The Palgraves became lords of the manor in the 15th century. Their family seat was North Barningham Hall, now a farmhouse. The last Palgrave was Sir Richard, the fourth Baronet, who died without hers in 1732.
The Windham family of Felbrigg purchased the estate and pulled down part of North Barningham Hall. They did not make their family seat at Barningham, and without their presence, the parish became a quiet backwater By 1886 there were only two residents of North Barningham parish, so it is no wonder that the church became redundant.
One intriguing, even mysterious, note is the rather peculiar ‘rose window’ design set into the nave floor. This pattern, which looks similar to a traditional wheel-head cross, is created from bits of brick and flint. There is an outer circle of stone sections around a central boss with eight stone spikes radiating outward like spokes in a wheel.
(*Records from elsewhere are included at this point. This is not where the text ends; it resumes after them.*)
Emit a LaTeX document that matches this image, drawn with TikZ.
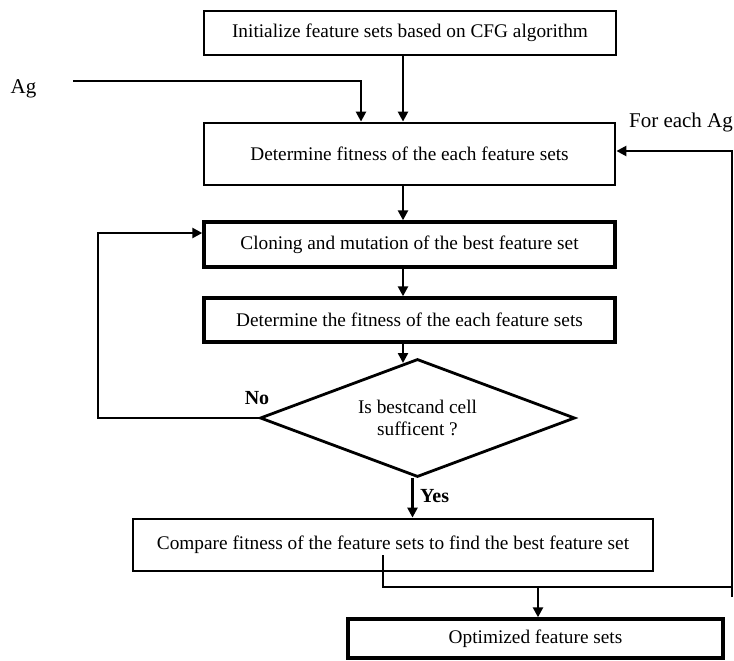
\documentclass[tikz,border=0pt]{standalone}
\usepackage{fontspec}
\setmainfont{Liberation Serif}
\usetikzlibrary{arrows.meta,shapes.geometric}
\tikzset{
  boxstyle/.style={draw, line width=2.8pt, rectangle, inner sep=0pt, align=center,
    font=\fontsize{19.3}{22}\selectfont},
  heavybox/.style={boxstyle, line width=3.4pt},
  decision/.style={draw, line width=2.8pt, diamond, aspect=2.67, inner sep=0pt,
    minimum width=315pt, minimum height=118pt, align=center,
    font=\fontsize{19.3}{22}\selectfont},
  conn/.style={line width=2.4pt},
  arr/.style={conn, -{Triangle[length=10pt,width=10pt]}},
  lbl/.style={font=\fontsize{21}{24}\selectfont, inner sep=0pt},
  yn/.style={font=\fontsize{20}{24}\selectfont\bfseries, inner sep=0pt}
}
\begin{document}
\begin{tikzpicture}[x=1pt,y=-1pt]
\useasboundingbox (0,0) rectangle (734,661);

\node[boxstyle, minimum width=412pt, minimum height=44pt] (b1) at (410,33)
  {Initialize feature sets based on CFG algorithm};
\node[boxstyle, minimum width=411pt, minimum height=62pt] (b2) at (409.5,154)
  {Determine fitness of the each feature sets};
\node[heavybox, minimum width=411pt, minimum height=45pt] (b3) at (409.5,244.5)
  {Cloning and mutation of the best feature set};
\node[heavybox, minimum width=411pt, minimum height=44pt] (b4) at (409.5,320)
  {Determine the fitness of the each feature sets};
\node[decision] (dia) at (417.5,418) {Is bestcand cell\\sufficent ?};
\node[boxstyle, minimum width=520pt, minimum height=52pt] (b5) at (393,545)
  {Compare fitness of the feature sets to find the best feature set};
\node[heavybox, minimum width=375pt, minimum height=39pt] (b6) at (535.5,638.5)
  {Optimized feature sets};

\node[lbl, anchor=base] (ag) at (23.5,93) {Ag};
\node[lbl, anchor=base] (fea) at (681,128) {For each Ag};
\node[yn] (no) at (257,398) {No};
\node[yn, anchor=west] (yes) at (420,496) {Yes};

\coordinate (col) at (403,0);
\coordinate (agcol) at (361,0);
\coordinate (agstart) at (73,81);
\coordinate (diatip) at (403,363);
\coordinate (loopx) at (98,0);
\coordinate (b3in) at ([yshift=11.5pt]b3.west);
\coordinate (c5) at (383,555);
\coordinate (fbh) at (732,587);
\coordinate (fb) at (732,597);
\coordinate (j) at (538,587);

\draw[arr] (agstart) -| (agcol |- b2.north);
\draw[arr] (col |- b1.south) -- (col |- b2.north);
\draw[arr] (col |- b2.south) -- (col |- b3.north);
\draw[arr] (col |- b3.south) -- (col |- b4.north);
\draw[arr] (col |- b4.south) -- (diatip);
\draw[arr] (dia.west) -| (loopx |- b3in) -- (b3in);
\draw[arr] ([xshift=-5pt]dia.south) -- ([xshift=-5pt]dia.south |- b5.north);
\draw[conn] (c5) |- (fbh);
\draw[arr] (fb) |- ([yshift=3pt]b2.east);
\draw[arr] (j) -- (j |- b6.north);
\end{tikzpicture}
\end{document}
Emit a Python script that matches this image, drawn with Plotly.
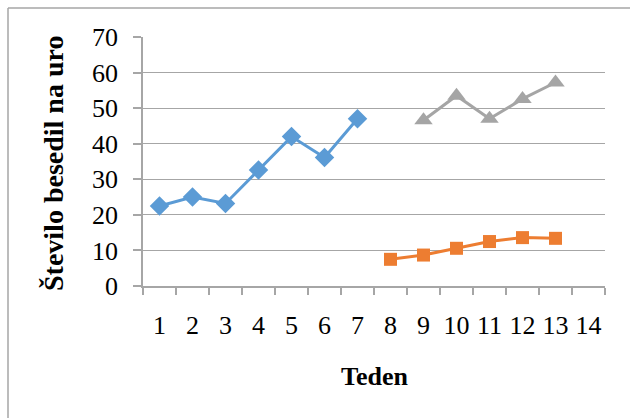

But why is it there? Was it meant to convey a religious message? Mark the location of a family crypt? We don’t know, and that is part of what makes it such a fascinating mystery. Immediately beside the wheel cross is the ledger slab of Robert Bacon, suggesting that a family vault lies beneath the floor, so it is entirely possible that the Bacon family inserted the wheel cross to mark the vault.
In the east wall of the north aisle is a pillar piscina. Its location in the aisle suggests the presence of a side altar, possibly serving a guild chapel. On the south sanctuary wall is a double piscina dating to the 14th century, and beside it a sill sedilia under an ornately carved arch.
Set into the floor of the north aisle are nine brass elements in a large stone slab. The brass commemorates Henry Palgrave (d. 1516) and his wife Anne. The couple is shown full-length. He is dressed in full armour and she in early 16th-century dress. Beneath their feet are two groups of children; a cluster of five kneeling boys and seven girls. The corners of the slab have heraldic shields. These are replicas of the originals, which were stolen in the 1960s and never recovered.
This intriguing church is no longer used for regular worship and is cared for by the Churches Conservation Trust.
St Peter’s is not the easiest church to find. It is located on a country lane far off the beaten track. We used the official postcode of NR11 7LB for our satnav and found ourselves at the junction of Plum Lane and Barningham Road, with no church in sight.
St Peter’s is actually located south of that junction, up a farm track leading to North Barningham Hall, though the church is hidden behind a stand of trees and not visible until you are almost on top of it. Look for a road junction where a minor road branches off towards Baconsthorpe and you will see the farm track opposite. There is no parking area, but we managed to pull off onto the verge just past the churchyard.